> [EXERCISE AIM]: Write out only the span of lines that begins at the line with "The picture is" and ends at the line with "plt.rcParams['font.family'] = ['Liberation". Keep both end lines, word for word.

------------------------------------

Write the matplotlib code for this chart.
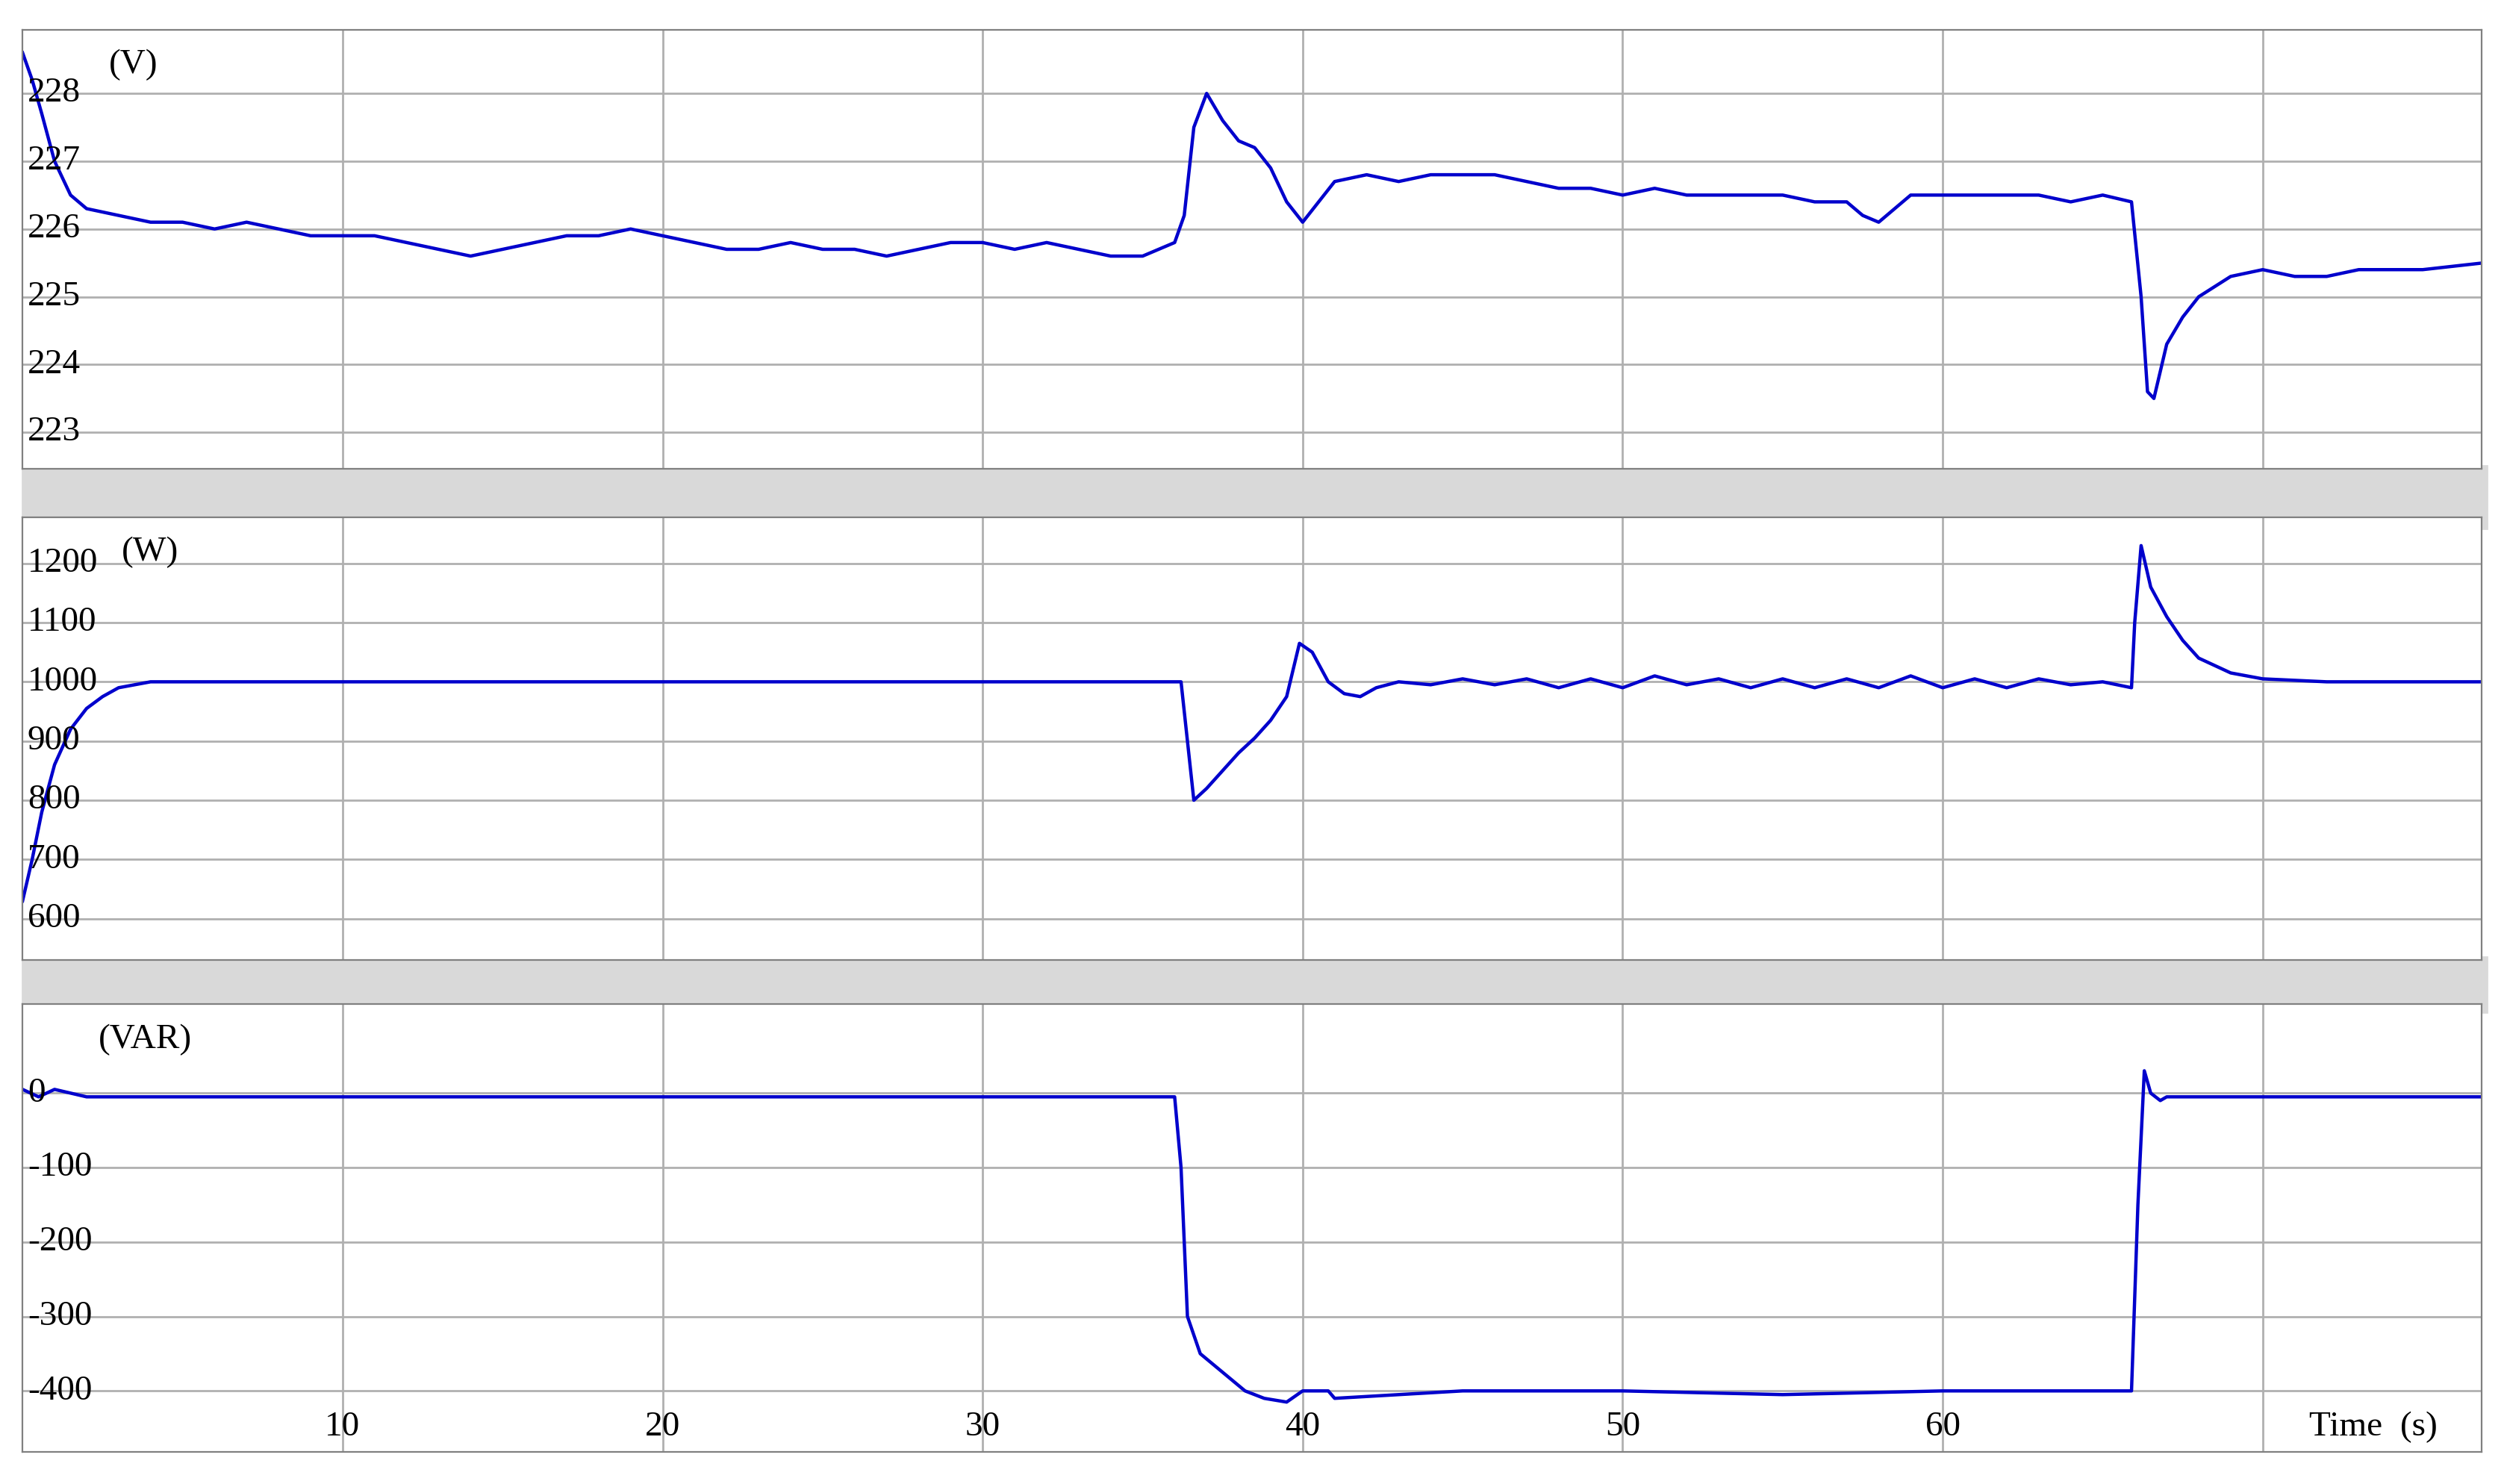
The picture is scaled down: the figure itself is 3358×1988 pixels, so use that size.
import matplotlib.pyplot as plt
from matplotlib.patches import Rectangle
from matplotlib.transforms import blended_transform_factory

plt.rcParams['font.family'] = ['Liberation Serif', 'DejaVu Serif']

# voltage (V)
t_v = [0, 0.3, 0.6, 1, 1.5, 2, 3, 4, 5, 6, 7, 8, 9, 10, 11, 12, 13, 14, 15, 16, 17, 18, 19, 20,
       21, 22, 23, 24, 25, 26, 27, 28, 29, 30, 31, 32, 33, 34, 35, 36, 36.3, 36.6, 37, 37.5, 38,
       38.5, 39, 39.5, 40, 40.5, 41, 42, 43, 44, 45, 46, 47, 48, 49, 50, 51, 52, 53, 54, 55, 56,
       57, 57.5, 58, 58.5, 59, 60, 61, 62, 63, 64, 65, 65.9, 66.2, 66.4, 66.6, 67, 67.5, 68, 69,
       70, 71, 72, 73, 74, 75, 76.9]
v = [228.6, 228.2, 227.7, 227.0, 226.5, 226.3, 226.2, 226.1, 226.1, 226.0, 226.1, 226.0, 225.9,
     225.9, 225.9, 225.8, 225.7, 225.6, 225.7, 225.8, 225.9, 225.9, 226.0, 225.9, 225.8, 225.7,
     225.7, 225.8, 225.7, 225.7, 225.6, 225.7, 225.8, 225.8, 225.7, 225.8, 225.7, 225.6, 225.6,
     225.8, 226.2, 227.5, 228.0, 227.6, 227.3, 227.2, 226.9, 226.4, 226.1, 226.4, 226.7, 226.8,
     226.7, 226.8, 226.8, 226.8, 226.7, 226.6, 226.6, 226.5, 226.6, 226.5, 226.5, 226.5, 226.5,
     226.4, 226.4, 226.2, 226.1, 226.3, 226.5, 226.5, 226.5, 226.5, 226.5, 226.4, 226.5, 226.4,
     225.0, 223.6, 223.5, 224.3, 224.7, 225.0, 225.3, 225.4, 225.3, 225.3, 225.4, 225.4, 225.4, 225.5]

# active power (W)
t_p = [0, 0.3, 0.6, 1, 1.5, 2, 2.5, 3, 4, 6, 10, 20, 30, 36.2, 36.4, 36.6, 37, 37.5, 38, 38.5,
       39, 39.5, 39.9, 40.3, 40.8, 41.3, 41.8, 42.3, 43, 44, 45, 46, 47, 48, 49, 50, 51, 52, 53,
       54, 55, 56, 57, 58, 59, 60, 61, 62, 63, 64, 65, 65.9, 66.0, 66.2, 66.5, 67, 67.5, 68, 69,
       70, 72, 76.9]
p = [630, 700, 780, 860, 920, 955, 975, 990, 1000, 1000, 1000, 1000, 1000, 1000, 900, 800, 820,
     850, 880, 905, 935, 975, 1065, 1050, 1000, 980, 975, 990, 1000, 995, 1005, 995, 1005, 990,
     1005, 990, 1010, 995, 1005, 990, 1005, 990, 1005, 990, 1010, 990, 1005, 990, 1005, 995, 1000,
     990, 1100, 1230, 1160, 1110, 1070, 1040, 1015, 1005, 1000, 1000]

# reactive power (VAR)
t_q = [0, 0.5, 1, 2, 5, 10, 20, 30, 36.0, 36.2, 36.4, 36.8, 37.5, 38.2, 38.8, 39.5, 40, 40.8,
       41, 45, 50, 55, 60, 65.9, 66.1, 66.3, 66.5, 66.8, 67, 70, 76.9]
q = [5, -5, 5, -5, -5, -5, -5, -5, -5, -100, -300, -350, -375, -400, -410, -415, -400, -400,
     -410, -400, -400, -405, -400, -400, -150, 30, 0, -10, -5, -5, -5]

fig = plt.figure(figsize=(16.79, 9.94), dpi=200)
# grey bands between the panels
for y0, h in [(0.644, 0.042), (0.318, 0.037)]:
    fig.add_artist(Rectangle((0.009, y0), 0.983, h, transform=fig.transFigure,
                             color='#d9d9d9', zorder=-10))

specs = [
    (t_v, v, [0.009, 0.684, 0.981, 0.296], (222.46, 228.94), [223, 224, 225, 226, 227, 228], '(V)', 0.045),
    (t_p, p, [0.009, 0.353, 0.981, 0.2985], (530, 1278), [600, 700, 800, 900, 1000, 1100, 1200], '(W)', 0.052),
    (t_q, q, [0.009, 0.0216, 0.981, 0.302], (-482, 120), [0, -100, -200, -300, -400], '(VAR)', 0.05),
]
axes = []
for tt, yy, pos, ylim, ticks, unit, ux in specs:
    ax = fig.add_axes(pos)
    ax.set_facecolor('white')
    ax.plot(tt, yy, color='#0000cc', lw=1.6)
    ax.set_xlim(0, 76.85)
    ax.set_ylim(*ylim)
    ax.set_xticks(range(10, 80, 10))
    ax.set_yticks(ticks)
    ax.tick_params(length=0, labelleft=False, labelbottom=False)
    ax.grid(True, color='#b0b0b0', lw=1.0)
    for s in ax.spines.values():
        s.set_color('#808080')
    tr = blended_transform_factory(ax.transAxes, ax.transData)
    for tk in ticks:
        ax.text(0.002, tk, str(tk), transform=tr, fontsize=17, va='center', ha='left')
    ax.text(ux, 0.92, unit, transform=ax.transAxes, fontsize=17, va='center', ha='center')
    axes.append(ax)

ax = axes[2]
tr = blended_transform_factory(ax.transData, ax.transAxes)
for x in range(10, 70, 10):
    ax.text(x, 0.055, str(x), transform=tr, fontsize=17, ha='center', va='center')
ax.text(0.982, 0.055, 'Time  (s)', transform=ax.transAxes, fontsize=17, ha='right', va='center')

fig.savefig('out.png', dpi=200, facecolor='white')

------------------------------------

> [RESULT]:
The picture is scaled down: the figure itself is 3358×1988 pixels, so use that size.
import matplotlib.pyplot as plt
from matplotlib.patches import Rectangle
from matplotlib.transforms import blended_transform_factory

plt.rcParams['font.family'] = ['Liberation Serif', 'DejaVu Serif']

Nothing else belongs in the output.